5 Things All Competitive People Should Do in Life
Because you want trophies *and* friends
You’ve gotten dirty looks in spin class when the woman next to you catches you eyeballing her score. You’ve become obsessed with being the best at everything you try, and you may have lost a friend or two in the process. Such is the plight of the competitive woman. We’re not suggesting becoming blasé, but you might want to consider mastering the following five skills to avoid the whole losing friends thing.
Own your competitiveness
If you’re highly intense, it’s best to be up-front about it. Think of it as a kind of preemptive apology for flying off the handle after a casual game of…anything. This doesn’t mean you have to be any less competitive, but it helps to let those around you know that you have a tendency to take things more seriously than the average gal.
Know when to apologize
It’s a bummer, but it’s also inevitable that there will come a time when you take something too far and let your need to win get the best of you. The worst thing to do is act like it never happened. Instead, apologize and admit you were out of line. Chances are they’ll respect you for owning up to your mistake and you can all move on.

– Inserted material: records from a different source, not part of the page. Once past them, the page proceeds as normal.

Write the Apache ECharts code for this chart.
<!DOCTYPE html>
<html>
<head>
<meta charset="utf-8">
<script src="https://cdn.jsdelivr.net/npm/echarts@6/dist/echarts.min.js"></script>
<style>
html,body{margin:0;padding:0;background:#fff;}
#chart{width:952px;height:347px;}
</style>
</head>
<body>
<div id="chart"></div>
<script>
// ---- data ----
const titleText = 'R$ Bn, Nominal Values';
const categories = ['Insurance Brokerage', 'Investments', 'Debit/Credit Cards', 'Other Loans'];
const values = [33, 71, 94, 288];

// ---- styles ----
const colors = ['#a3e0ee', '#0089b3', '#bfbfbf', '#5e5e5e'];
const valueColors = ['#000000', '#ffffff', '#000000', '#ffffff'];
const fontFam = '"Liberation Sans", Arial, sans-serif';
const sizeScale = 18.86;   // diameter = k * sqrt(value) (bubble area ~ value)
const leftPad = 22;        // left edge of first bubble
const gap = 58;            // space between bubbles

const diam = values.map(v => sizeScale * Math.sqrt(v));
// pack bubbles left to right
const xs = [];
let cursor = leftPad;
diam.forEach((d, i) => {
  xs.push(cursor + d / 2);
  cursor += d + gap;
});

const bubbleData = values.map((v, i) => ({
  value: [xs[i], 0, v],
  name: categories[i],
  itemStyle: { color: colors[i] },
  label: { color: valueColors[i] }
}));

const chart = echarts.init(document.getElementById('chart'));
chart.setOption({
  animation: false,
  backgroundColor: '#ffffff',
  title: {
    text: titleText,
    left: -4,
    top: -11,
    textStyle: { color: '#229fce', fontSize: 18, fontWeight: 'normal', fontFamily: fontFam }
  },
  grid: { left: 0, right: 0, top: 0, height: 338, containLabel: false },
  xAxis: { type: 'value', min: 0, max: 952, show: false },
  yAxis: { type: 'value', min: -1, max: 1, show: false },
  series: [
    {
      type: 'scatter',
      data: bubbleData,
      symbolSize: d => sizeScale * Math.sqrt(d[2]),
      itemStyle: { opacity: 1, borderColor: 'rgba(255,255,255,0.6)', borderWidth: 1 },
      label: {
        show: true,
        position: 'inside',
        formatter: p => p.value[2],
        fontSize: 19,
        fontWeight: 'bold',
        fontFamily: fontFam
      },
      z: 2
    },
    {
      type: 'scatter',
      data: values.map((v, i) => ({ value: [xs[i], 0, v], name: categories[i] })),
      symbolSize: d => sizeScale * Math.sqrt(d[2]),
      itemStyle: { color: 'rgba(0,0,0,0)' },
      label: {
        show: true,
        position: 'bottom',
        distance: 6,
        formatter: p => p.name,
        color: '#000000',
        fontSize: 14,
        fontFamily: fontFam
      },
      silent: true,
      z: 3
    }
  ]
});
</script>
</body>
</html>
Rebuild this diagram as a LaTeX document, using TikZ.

Focus on your personal growth
It’s hard not to compare yourself to others when you’re ultra competitive, but it’s important to recognize this. Worrying too much about what your peers are doing can take away from your own growth and make you resentful. To avoid this, focus on your own goals and define your own success. Explicitly lay out what you want to accomplish, and you’re more likely to focus on yourself instead of others.
This is more long-term, but it’s advantageous for competitive people to practice mindfulness. Centering yourself and seeing the bigger picture lets you step back and realize that, in the grand scheme of things, beating your pal in Words With Friends isn’t life or death. Try mindfulness meditation, a simple practice that lets you relax and get out of your head a bit.
It’s really hard for competitive people to try something new, because chances are they aren’t going to be the best at it immediately. But that means that they often miss out on activities they would enjoy. In these situations, put your pride aside and get out of your comfort zone. If you give something a fair shot and don’t enjoy it, forget about it. If you do enjoy it, congratulate yourself for being OK as a beginner.